Data rows:
┄┄┄┄┄┄┄┄┄┄┄┄┄┄┄┄┄┄┄┄
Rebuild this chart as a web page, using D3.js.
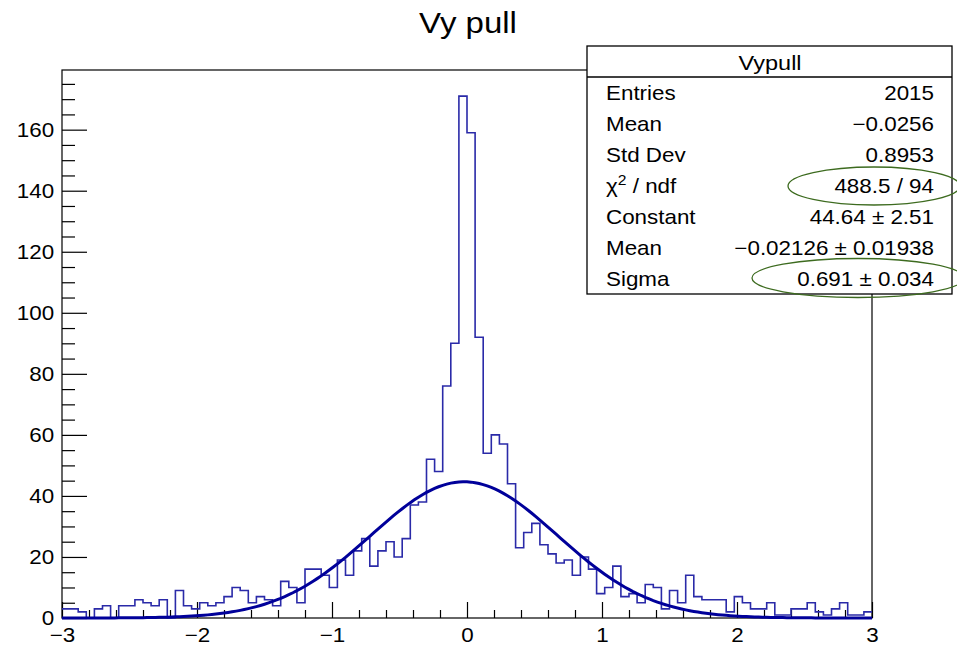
┄┄┄┄┄┄┄┄┄┄┄┄┄┄┄┄┄┄┄┄
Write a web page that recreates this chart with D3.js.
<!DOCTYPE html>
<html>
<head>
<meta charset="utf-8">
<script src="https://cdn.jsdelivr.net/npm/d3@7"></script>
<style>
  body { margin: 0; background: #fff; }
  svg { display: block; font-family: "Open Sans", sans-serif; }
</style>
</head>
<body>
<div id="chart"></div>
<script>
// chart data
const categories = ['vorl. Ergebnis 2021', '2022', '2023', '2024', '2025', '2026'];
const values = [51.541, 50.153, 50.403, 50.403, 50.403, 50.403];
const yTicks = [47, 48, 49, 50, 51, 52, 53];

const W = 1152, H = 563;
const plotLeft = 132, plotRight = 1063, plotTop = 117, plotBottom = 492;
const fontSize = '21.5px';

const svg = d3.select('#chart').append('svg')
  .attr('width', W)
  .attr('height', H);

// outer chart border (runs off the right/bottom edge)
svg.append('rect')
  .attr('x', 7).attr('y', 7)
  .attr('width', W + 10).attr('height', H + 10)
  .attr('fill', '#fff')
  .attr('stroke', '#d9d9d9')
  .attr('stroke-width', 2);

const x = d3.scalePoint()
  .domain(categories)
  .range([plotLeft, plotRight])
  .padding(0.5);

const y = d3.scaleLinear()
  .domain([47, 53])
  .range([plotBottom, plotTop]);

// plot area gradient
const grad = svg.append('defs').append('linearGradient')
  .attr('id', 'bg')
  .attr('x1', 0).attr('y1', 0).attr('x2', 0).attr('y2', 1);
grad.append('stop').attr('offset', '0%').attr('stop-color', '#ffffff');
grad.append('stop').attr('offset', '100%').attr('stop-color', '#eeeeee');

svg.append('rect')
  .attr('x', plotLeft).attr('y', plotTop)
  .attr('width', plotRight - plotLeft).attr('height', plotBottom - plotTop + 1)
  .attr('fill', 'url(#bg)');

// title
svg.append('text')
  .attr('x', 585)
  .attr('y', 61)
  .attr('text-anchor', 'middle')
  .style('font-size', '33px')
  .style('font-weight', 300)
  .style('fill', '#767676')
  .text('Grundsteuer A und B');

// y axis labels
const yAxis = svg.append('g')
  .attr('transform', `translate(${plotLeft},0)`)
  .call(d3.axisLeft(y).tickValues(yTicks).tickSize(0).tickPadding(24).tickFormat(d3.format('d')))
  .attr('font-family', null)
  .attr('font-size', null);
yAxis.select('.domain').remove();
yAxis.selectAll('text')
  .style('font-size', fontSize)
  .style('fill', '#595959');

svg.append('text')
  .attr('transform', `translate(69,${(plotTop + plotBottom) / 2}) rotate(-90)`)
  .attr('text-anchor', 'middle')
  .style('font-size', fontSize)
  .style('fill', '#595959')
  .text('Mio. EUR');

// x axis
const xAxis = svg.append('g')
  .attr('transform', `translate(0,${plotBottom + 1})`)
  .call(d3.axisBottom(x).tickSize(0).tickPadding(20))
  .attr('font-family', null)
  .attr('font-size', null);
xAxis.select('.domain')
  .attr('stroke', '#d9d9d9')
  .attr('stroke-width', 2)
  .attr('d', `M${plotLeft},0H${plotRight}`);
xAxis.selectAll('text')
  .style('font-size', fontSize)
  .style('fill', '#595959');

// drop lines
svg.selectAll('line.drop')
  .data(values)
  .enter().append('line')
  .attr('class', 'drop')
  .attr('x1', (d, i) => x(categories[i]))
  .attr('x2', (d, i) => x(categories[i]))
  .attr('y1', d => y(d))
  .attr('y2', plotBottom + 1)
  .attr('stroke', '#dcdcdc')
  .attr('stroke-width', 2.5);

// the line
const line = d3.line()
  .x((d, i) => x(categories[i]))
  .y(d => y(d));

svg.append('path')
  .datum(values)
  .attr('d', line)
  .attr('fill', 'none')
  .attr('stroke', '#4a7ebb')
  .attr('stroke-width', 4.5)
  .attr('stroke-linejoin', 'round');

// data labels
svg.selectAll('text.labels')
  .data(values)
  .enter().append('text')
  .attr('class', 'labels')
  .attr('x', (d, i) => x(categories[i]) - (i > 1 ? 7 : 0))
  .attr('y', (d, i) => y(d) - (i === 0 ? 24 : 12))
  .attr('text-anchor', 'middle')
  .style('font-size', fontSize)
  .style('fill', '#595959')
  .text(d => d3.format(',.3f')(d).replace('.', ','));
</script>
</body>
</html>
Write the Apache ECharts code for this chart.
┄┄┄┄┄┄┄┄┄┄┄┄┄┄┄┄┄┄┄┄
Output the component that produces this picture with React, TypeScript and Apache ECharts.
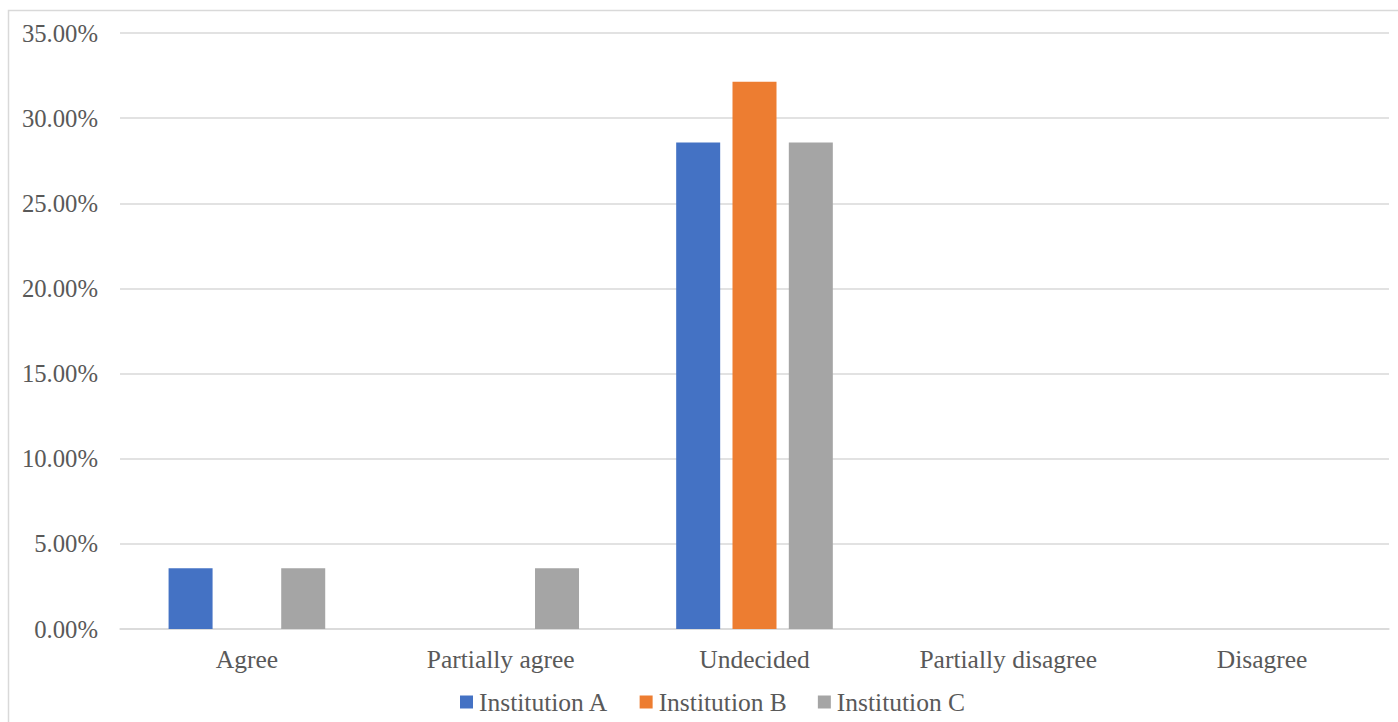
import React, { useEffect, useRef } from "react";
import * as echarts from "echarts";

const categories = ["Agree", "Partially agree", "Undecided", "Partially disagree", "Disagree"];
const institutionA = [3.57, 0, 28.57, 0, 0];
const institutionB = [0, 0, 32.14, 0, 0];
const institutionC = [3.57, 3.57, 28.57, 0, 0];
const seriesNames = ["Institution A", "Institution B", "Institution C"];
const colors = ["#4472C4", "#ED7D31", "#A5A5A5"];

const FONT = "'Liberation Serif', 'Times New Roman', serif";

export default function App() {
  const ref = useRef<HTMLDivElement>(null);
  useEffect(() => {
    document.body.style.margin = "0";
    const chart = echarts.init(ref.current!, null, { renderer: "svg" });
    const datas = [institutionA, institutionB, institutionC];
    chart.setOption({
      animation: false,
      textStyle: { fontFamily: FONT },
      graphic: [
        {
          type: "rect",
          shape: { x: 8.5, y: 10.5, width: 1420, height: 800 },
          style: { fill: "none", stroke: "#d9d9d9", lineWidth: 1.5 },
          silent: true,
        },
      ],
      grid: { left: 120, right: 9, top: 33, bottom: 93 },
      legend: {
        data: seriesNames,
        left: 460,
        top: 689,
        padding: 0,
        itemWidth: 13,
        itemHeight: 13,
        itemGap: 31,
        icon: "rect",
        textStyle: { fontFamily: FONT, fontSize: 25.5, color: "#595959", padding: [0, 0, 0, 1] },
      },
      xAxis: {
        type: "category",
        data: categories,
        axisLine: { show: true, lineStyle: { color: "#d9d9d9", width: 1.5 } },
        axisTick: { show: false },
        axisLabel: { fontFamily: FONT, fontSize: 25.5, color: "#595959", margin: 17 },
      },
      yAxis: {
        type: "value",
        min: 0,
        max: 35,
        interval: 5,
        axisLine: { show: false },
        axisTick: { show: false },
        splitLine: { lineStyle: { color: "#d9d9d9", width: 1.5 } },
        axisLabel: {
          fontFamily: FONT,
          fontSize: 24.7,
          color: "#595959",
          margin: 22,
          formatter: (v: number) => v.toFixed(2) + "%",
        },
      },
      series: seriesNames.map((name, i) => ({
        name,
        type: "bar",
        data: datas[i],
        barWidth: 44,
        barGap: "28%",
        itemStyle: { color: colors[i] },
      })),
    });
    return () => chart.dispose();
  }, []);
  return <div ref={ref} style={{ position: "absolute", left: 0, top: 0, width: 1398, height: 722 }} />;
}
┄┄┄┄┄┄┄┄┄┄┄┄┄┄┄┄┄┄┄┄
The task: Give again, word for word, the lines from the one that contains "Output the component" to the one that contains "Serif', 'Times New", both included. Omit the pictures.

Task response:
Output the component that produces this picture with React, TypeScript and Apache ECharts.
import React, { useEffect, useRef } from "react";
import * as echarts from "echarts";

const categories = ["Agree", "Partially agree", "Undecided", "Partially disagree", "Disagree"];
const institutionA = [3.57, 0, 28.57, 0, 0];
const institutionB = [0, 0, 32.14, 0, 0];
const institutionC = [3.57, 3.57, 28.57, 0, 0];
const seriesNames = ["Institution A", "Institution B", "Institution C"];
const colors = ["#4472C4", "#ED7D31", "#A5A5A5"];

const FONT = "'Liberation Serif', 'Times New Roman', serif";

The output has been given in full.